With the Psalmist I cry out, “How long, Lord? How long?”

Lately I have been drawn to Psalm 37, as my agony increases over the abuse of women, and especially children, who are victims of sex trafficking. I’ve known about it since I overheard people I worked with say that part of the cost of getting a producer to consider their project involved buying a boy for his use for the night.

They laughed.

I cried.

Now even more is coming to light despite many cover-ups. Sometimes this world is so ugly. Why do the wicked prosper?

I am reminded of William Wilberforce, who spent his whole adult lifetime working for the abolition of slavery in Britain. Sometimes change is a very slow process, at least by our concept of time, but what an example of endurance and perseverance!

In the late 1800’s and into the 20th century American doctor, Kate Bushnell, and her colleagues worked tirelessly to expose government sanctioned sex trafficking in the brothel camps provided for British soldiers overseas. Later she uncovered similar practices in logging camps and mining operations in North America. With day by day dogged determination she pursued and shamed authorities until laws and policies and were changed.

Sometimes it feels like a dreary long road, but David understood when he wrote: The steps of the God-pursuing ones follow firmly in the footsteps of the Lord. And God delights in every step they take to follow him. (Psalm 37:23)

In the end Kate Bushnell realized that real change required more than revised laws and policies. She saw that what was required was a heart change. Without it the demand for human beings who could be used and dominated continued. It’s not just a matter of prosecuting the people who sell captives, it’s a matter of changing the hearts of the apparently massive number of people who pay to use them. And those people are often also slaves – slaves to lust. Many, many people are realizing they are held captive by an addiction to pornography and illicit sex and cry out for freedom themselves.

A heart change is what God promises when people turn from their own ways of coping with personal pain and disappointment or feeling out of control and instead trust in Jesus Christ.
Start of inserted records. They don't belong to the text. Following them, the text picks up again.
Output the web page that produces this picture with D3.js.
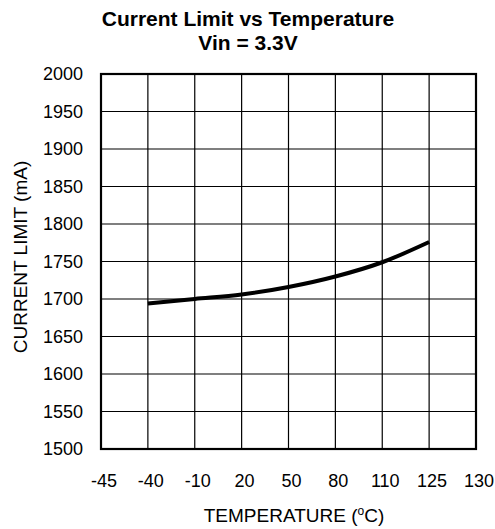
<!DOCTYPE html>
<html>
<head>
<meta charset="utf-8">
<script src="https://cdn.jsdelivr.net/npm/d3@7"></script>
<style>
  body { margin: 0; background: #fff; }
  svg { font-family: "Liberation Sans", Arial, sans-serif; }
</style>
</head>
<body>
<svg id="chart" width="495" height="529"></svg>
<script>
// x axis is evenly spaced categories, not a linear temperature scale
const xTicks = ["-45", "-40", "-10", "20", "50", "80", "110", "125", "130"];
const yTicks = [1500, 1550, 1600, 1650, 1700, 1750, 1800, 1850, 1900, 1950, 2000];

const temps = ["-40", "-10", "20", "50", "80", "110", "125"];
const currentLimit = [1694, 1700, 1706, 1716, 1730, 1749, 1776];

const svg = d3.select("#chart");
const plotL = 101, plotR = 476, plotT = 74, plotB = 449;

const x = d3.scalePoint().domain(xTicks).range([plotL, plotR]);
const y = d3.scaleLinear().domain([1500, 2000]).range([plotB, plotT]);

// grid
svg.append("g")
    .selectAll("line")
    .data(xTicks)
    .join("line")
    .attr("x1", d => x(d)).attr("x2", d => x(d))
    .attr("y1", plotT).attr("y2", plotB)
    .attr("stroke", "#000").attr("stroke-width", 1.2);

svg.append("g")
    .selectAll("line")
    .data(yTicks)
    .join("line")
    .attr("x1", plotL).attr("x2", plotR)
    .attr("y1", d => y(d)).attr("y2", d => y(d))
    .attr("stroke", "#000").attr("stroke-width", 1.2);

svg.append("rect")
    .attr("x", plotL).attr("y", plotT)
    .attr("width", plotR - plotL).attr("height", plotB - plotT)
    .attr("fill", "none").attr("stroke", "#000").attr("stroke-width", 2.2);

// tick labels
svg.append("g")
    .selectAll("text")
    .data(yTicks)
    .join("text")
    .attr("x", 83)
    .attr("y", d => y(d))
    .attr("dy", "0.36em")
    .attr("text-anchor", "end")
    .style("font-size", "18px")
    .text(d => d);

svg.append("g")
    .selectAll("text")
    .data(xTicks)
    .join("text")
    .attr("x", d => x(d) + 3)
    .attr("y", 487)
    .attr("text-anchor", "middle")
    .style("font-size", "18px")
    .text(d => d);

// curve
const line = d3.line()
    .x((d, i) => x(temps[i]))
    .y(d => y(d))
    .curve(d3.curveMonotoneX);

svg.append("path")
    .datum(currentLimit)
    .attr("fill", "none")
    .attr("stroke", "#000")
    .attr("stroke-width", 4)
    .attr("d", line);

// titles
svg.append("text")
    .attr("x", 248).attr("y", 26)
    .attr("text-anchor", "middle")
    .style("font-size", "21px").style("font-weight", "bold")
    .text("Current Limit vs Temperature");

svg.append("text")
    .attr("x", 248).attr("y", 50)
    .attr("text-anchor", "middle")
    .style("font-size", "21px").style("font-weight", "bold")
    .text("Vin = 3.3V");

// axis labels
const xl = svg.append("text")
    .attr("x", 294).attr("y", 522)
    .attr("text-anchor", "middle")
    .style("font-size", "19px")
    .text("TEMPERATURE (");
xl.append("tspan").attr("dy", -7).style("font-size", "12px").text("o");
xl.append("tspan").attr("dy", 7).text("C)");

svg.append("text")
    .attr("transform", "translate(27,257) rotate(-90)")
    .attr("text-anchor", "middle")
    .style("font-size", "19px")
    .text("CURRENT LIMIT (mA)");
</script>
</body>
</html>
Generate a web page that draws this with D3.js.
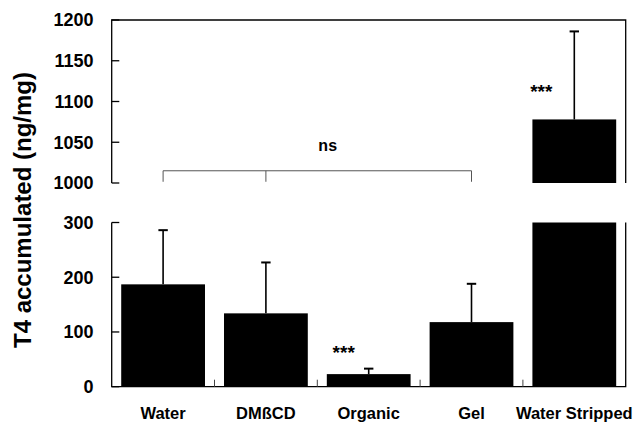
<!DOCTYPE html>
<html>
<head>
<meta charset="utf-8">
<script src="https://cdn.jsdelivr.net/npm/d3@7"></script>
<style>
  body { margin: 0; background: #fff; }
  text { font-family: "Liberation Sans", Arial, Helvetica, sans-serif; font-weight: bold; }
</style>
</head>
<body>
<svg width="635" height="423"></svg>
<script>
// data
const categories = ['Water', 'DMßCD', 'Organic', 'Gel', 'Water Stripped']
const means = [187, 134, 23, 118, 1078]
const errors = [99, 93, 10, 70, 108]
const stars = ['', '', '***', '', '***']
const lowTicks = [0, 100, 200, 300]
const highTicks = [1000, 1050, 1100, 1150, 1200]
const nsGroup = ['Water', 'DMßCD', 'Gel']

const svg = d3.select('svg')

const left = 111.7, right = 625.7

const x = d3.scaleBand()
    .domain(categories)
    .range([left, right])
    .paddingInner(0.185)
    .paddingOuter(0.0925)

// two pieces of the broken axis
const yLow = d3.scaleLinear()
    .domain([0, 300])
    .range([386.7, 222.5])
    .clamp(true)

const yHigh = d3.scaleLinear()
    .domain([1000, 1200])
    .range([183, 20])
    .clamp(true)

const data = categories.map((c, i) => ({ c, m: means[i], e: errors[i], s: stars[i] }))

// bars, lower piece
svg.append('g')
    .selectAll('rect')
    .data(data)
    .join('rect')
    .attr('x', d => x(d.c))
    .attr('width', x.bandwidth())
    .attr('y', d => yLow(d.m))
    .attr('height', d => yLow(0) - yLow(d.m))
    .attr('fill', '#000')

// bars, upper piece
svg.append('g')
    .selectAll('rect')
    .data(data.filter(d => d.m > 1000))
    .join('rect')
    .attr('x', d => x(d.c))
    .attr('width', x.bandwidth())
    .attr('y', d => yHigh(d.m))
    .attr('height', d => yHigh(1000) - yHigh(d.m))
    .attr('fill', '#000')

// error bars (upper half only)
const errG = svg.append('g').attr('stroke', '#000').attr('stroke-width', 1.6)
data.forEach(d => {
    const y = d.m > 1000 ? yHigh : yLow
    const cx = x(d.c) + x.bandwidth() / 2
    errG.append('line')
        .attr('x1', cx).attr('x2', cx)
        .attr('y1', y(d.m)).attr('y2', y(d.m + d.e))
    errG.append('line')
        .attr('x1', cx - 4.7).attr('x2', cx + 4.7)
        .attr('y1', y(d.m + d.e)).attr('y2', y(d.m + d.e))
        .attr('stroke-width', 2)
})

// significance stars
svg.append('g')
    .selectAll('text')
    .data(data.filter(d => d.s))
    .join('text')
    .attr('x', d => x(d.c) + x.bandwidth() / 2 - (d.m > 1000 ? 33 : 25))
    .attr('y', d => d.m > 1000 ? yHigh(d.m) - 21 : yLow(d.m + d.e) - 10)
    .attr('text-anchor', 'middle')
    .attr('font-size', 19)
    .text(d => d.s)

// frame and axes
const frame = svg.append('g').attr('fill', 'none').attr('stroke', '#000').attr('stroke-width', 1.3)
frame.append('path')
    .attr('d', `M${left},${yHigh(1000)}V${yHigh(1200)}H${right}V${yHigh(1000)}`)
frame.append('path')
    .attr('d', `M${left},${yLow(300)}V${yLow(0)}H${right}V${yLow(300)}`)

const tickG = svg.append('g').attr('stroke', '#000').attr('stroke-width', 1.3)
tickG.selectAll('line.hi')
    .data(highTicks)
    .join('line')
    .attr('class', 'hi')
    .attr('x1', left).attr('x2', left + 7.6)
    .attr('y1', d => yHigh(d)).attr('y2', d => yHigh(d))
tickG.selectAll('line.lo')
    .data(lowTicks)
    .join('line')
    .attr('class', 'lo')
    .attr('x1', left).attr('x2', left + 7.6)
    .attr('y1', d => yLow(d)).attr('y2', d => yLow(d))

// category separators on the x axis
svg.append('g')
    .selectAll('line')
    .data(categories.slice(1))
    .join('line')
    .attr('x1', d => x(d) - x.step() * x.paddingInner() / 2)
    .attr('x2', d => x(d) - x.step() * x.paddingInner() / 2)
    .attr('y1', yLow(0))
    .attr('y2', yLow(0) - 7)
    .attr('stroke', '#444')
    .attr('stroke-width', 1)

const labels = svg.append('g').attr('font-size', 18).attr('text-anchor', 'end')
labels.selectAll('text.hi')
    .data(highTicks)
    .join('text')
    .attr('class', 'hi')
    .attr('x', 93.5)
    .attr('y', d => yHigh(d))
    .attr('dy', '0.35em')
    .text(d => d)
labels.selectAll('text.lo')
    .data(lowTicks)
    .join('text')
    .attr('class', 'lo')
    .attr('x', 93.5)
    .attr('y', d => yLow(d))
    .attr('dy', '0.35em')
    .text(d => d)

svg.append('g')
    .selectAll('text')
    .data(categories)
    .join('text')
    .attr('x', d => x(d) + x.bandwidth() / 2)
    .attr('y', 419)
    .attr('text-anchor', 'middle')
    .attr('font-size', 16.5)
    .text(d => d)

// y title
svg.append('text')
    .attr('transform', 'translate(31,210) rotate(-90)')
    .attr('text-anchor', 'middle')
    .attr('font-size', 24)
    .text('T4 accumulated (ng/mg)')

// ns bracket
const bx = nsGroup.map(c => x(c) + x.bandwidth() / 2)
const bracket = svg.append('g').attr('fill', 'none').attr('stroke', '#555').attr('stroke-width', 1)
bracket.append('line')
    .attr('x1', d3.min(bx)).attr('x2', d3.max(bx))
    .attr('y1', yHigh(1015)).attr('y2', yHigh(1015))
bracket.selectAll('line.t')
    .data(bx)
    .join('line')
    .attr('class', 't')
    .attr('x1', d => d).attr('x2', d => d)
    .attr('y1', yHigh(1015)).attr('y2', yHigh(1001.5))
svg.append('text')
    .attr('x', 327.7)
    .attr('y', yHigh(1015) - 20)
    .attr('text-anchor', 'middle')
    .attr('font-size', 16)
    .text('ns')
</script>
</body>
</html>
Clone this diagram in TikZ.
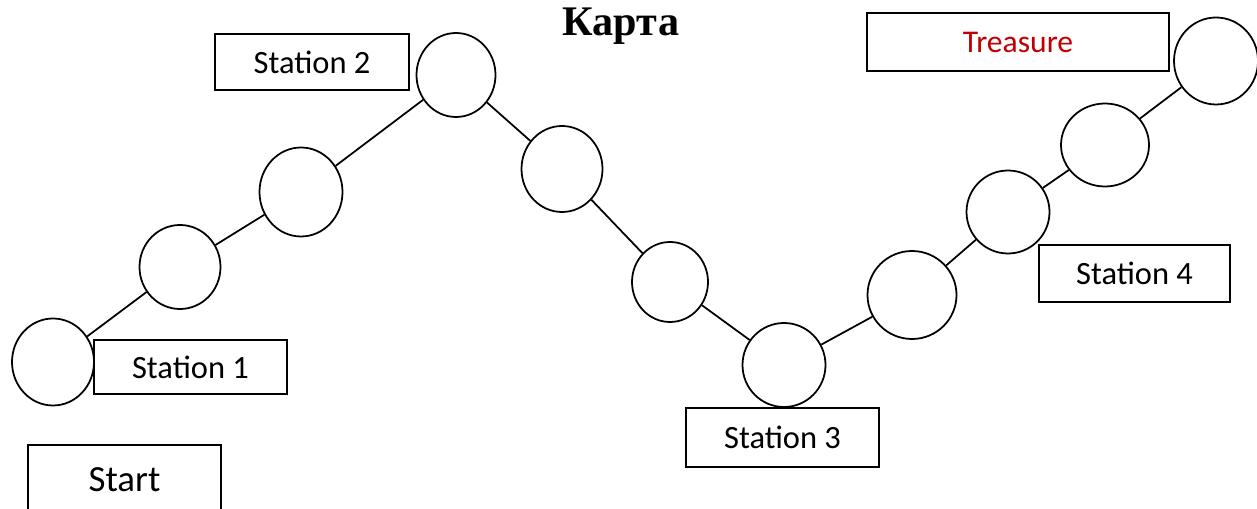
\documentclass[tikz,border=0pt]{standalone}
\usepackage{fontspec}
\setmainfont{Carlito}
\newfontfamily\titlefont{Liberation Serif}
\usetikzlibrary{shapes.geometric}
\definecolor{treasurered}{RGB}{192,0,0}

\tikzset{
  stop/.style 2 args={ellipse, draw, line width=1pt, inner sep=0pt, minimum width=#1*0.02cm, minimum height=#2*0.02cm},
  label box/.style 2 args={rectangle, draw, line width=0.9pt, inner sep=0pt, minimum width=#1*0.02cm, minimum height=#2*0.02cm, font=\fontsize{18.5}{22}\selectfont}
}

\begin{document}
\begin{tikzpicture}[x=0.02cm,y=-0.02cm]
\useasboundingbox (0,0) rectangle (1257,509);

\node[font=\titlefont\fontsize{24}{28}\selectfont\bfseries] (title) at (621,26) {Карта};

% stops along the path
\node[stop={82}{87}] (s1) at (53,362) {};
\node[stop={81}{84}] (s2) at (180,267) {};
\node[stop={83}{89}] (s3) at (301,192) {};
\node[stop={79}{84}] (s4) at (456,75) {};
\node[stop={81}{86}] (s5) at (562,169) {};
\node[stop={76}{80}] (s6) at (670,282) {};
\node[stop={83}{84}] (s7) at (784,365) {};
\node[stop={89}{88}] (s8) at (912,295) {};
\node[stop={83}{83}] (s9) at (1008,212) {};
\node[stop={88}{83}] (s10) at (1105,145) {};
\node[stop={84}{87}] (s11) at (1216,61) {};

\foreach \a/\b in {s1/s2,s2/s3,s3/s4,s4/s5,s5/s6,s6/s7,s7/s8,s8/s9,s9/s10,s10/s11}
  \draw[line width=1pt] (\a) -- (\b);

% labels
\node[label box={193}{54}] (station1) at (190.5,367) {Station 1};
\node[label box={194}{56}] (station2) at (312,62) {Station 2};
\node[label box={193}{59}] (station3) at (782.5,437.5) {Station 3};
\node[label box={191}{57}] (station4) at (1134.5,273.5) {Station 4};
\node[label box={302}{58}, text=treasurered, font=\fontsize{18}{21}\selectfont] (treasure) at (1018,42) {Treasure};
\node[label box={193}{70}, font=\fontsize{21}{24}\selectfont] (start) at (124.5,480) {Start};
\end{tikzpicture}
\end{document}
This is what we pray for. Freedom for all captives and an awakening of the realization that our hearts can only find healing and restoration in the heart of the One who created us for greater things. An awakening to new life as the Holy Spirit moves through our land.

So we press on, day by day cultivating faithfulness, trusting His promises, walking in his path and praying without ceasing.

So don’t be impatient for the Lord to act;

Keep moving steadily forward in his ways,

And he will exalt you at the right time.

And when he does, you will possess every promise,

Including your own inheritance.

You’ll watch with you own eyes

And see the wicked lose everything (verse 34)

But the Lord will be the Saviour of all who love him.

Even in their time of trouble

God will live in them as Strength.

Because of their faith in him, their daily portion will be

A Father’s help, and deliverance from evil.

This is true for all who turn to hide themselves in him!